Written problem
Give only a count of the lines that include the string "matplotlib".

====

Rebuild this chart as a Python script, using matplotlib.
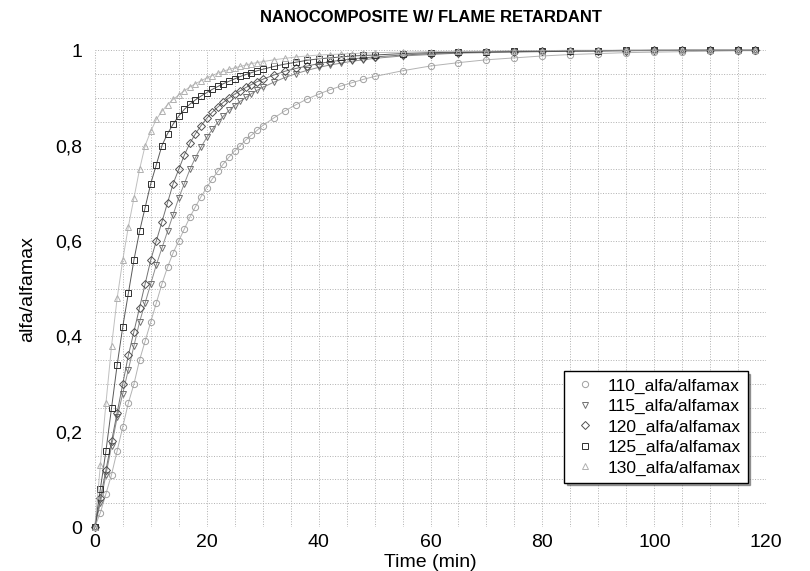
import matplotlib
matplotlib.use('Agg')
import matplotlib.pyplot as plt
from matplotlib.ticker import MultipleLocator, FuncFormatter

plt.rcParams['font.family'] = ['Liberation Sans', 'DejaVu Sans']

# tempo (min)
tempo = list(range(0, 31)) + list(range(32, 51, 2)) + list(range(55, 116, 5)) + [118]

a130 = [0, .13, .26, .38, .48, .56, .63, .69, .75, .80, .83, .855, .872, .886, .897, .906,
        .915, .923, .93, .936, .942, .947, .952, .956, .96, .963, .966, .969, .972, .974, .976,
        .98, .983, .986, .988, .99, .991, .992, .993, .994, .995,
        .996, .997, .998, .998, .999, .999, 1, 1, 1, 1, 1, 1, 1, 1]
a125 = [0, .08, .16, .25, .34, .42, .49, .56, .62, .67, .72, .76, .80, .825, .845, .862,
        .876, .887, .896, .904, .911, .918, .924, .93, .935, .94, .945, .949, .953, .957, .96,
        .966, .971, .975, .979, .982, .984, .986, .988, .989, .99,
        .993, .995, .996, .997, .998, .998, .999, .999, 1, 1, 1, 1, 1, 1]
a120 = [0, .06, .12, .18, .24, .30, .36, .41, .46, .51, .56, .60, .64, .68, .72, .75,
        .78, .805, .825, .842, .857, .87, .881, .891, .90, .908, .915, .922, .928, .934, .939,
        .948, .956, .962, .967, .972, .976, .979, .982, .984, .986,
        .99, .993, .995, .996, .997, .998, .998, .999, .999, 1, 1, 1, 1, 1]
a115 = [0, .05, .11, .17, .23, .28, .33, .38, .43, .47, .51, .55, .585, .62, .655, .69,
        .72, .75, .775, .797, .817, .834, .849, .862, .874, .884, .893, .901, .909, .916, .922,
        .933, .943, .951, .958, .964, .969, .973, .977, .98, .983,
        .988, .991, .994, .995, .996, .997, .998, .998, .999, .999, 1, 1, 1, 1]
a110 = [0, .03, .07, .11, .16, .21, .26, .30, .35, .39, .43, .47, .51, .545, .575, .60,
        .625, .65, .672, .693, .712, .73, .746, .762, .776, .789, .80, .812, .822, .832, .842,
        .858, .873, .886, .898, .908, .917, .925, .932, .939, .945,
        .957, .967, .974, .98, .984, .988, .991, .993, .995, .996, .997, .998, .999, .999]

series = [('110_alfa/alfamax', a110, 'o', '#a0a0a0'),
          ('115_alfa/alfamax', a115, 'v', '#707070'),
          ('120_alfa/alfamax', a120, 'D', '#505050'),
          ('125_alfa/alfamax', a125, 's', '#303030'),
          ('130_alfa/alfamax', a130, '^', '#b0b0b0')]

fig = plt.figure(figsize=(8.1, 5.71), dpi=100)
ax = fig.add_axes([0.117, 0.077, 0.829, 0.835])

for nome, vals, mk, cor in series:
    ax.plot(tempo, vals, '-', color=cor, lw=0.7, alpha=0.8, clip_on=False)
    ax.plot(tempo, vals, mk, color=cor, mfc='none', ms=4.5, mew=0.7, ls='none',
            label=nome, clip_on=False)

ax.set_xlim(0, 120)
ax.set_ylim(0, 1)
ax.xaxis.set_major_locator(MultipleLocator(20))
ax.yaxis.set_major_locator(MultipleLocator(0.2))
ax.xaxis.set_minor_locator(MultipleLocator(5))
ax.yaxis.set_minor_locator(MultipleLocator(0.05))
ax.yaxis.set_major_formatter(FuncFormatter(lambda v, p: ('%g' % round(v, 1)).replace('.', ',')))
ax.grid(True, which='both', ls=':', color='#b0b0b0', lw=0.7)
ax.tick_params(which='both', length=0, labelsize=14)
ax.tick_params(axis='x', pad=5)
ax.tick_params(axis='y', pad=9)
for s in ax.spines.values():
    s.set_visible(False)

ax.set_xlabel('Time (min)', fontsize=14, labelpad=2)
ax.set_ylabel('alfa/alfamax', fontsize=14, labelpad=14)
ax.set_title('NANOCOMPOSITE W/ FLAME RETARDANT', fontsize=12, fontweight='bold', pad=20)

leg = ax.legend(loc='lower right', bbox_to_anchor=(0.985, 0.075), fontsize=12.5,
                frameon=True, fancybox=False, shadow=True, handletextpad=0.5,
                handlelength=1.6, labelspacing=0.3, borderpad=0.4)
leg.get_frame().set_edgecolor('black')
leg.get_frame().set_linewidth(1.0)

fig.savefig('out.png', dpi=100)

====

Result of the task
5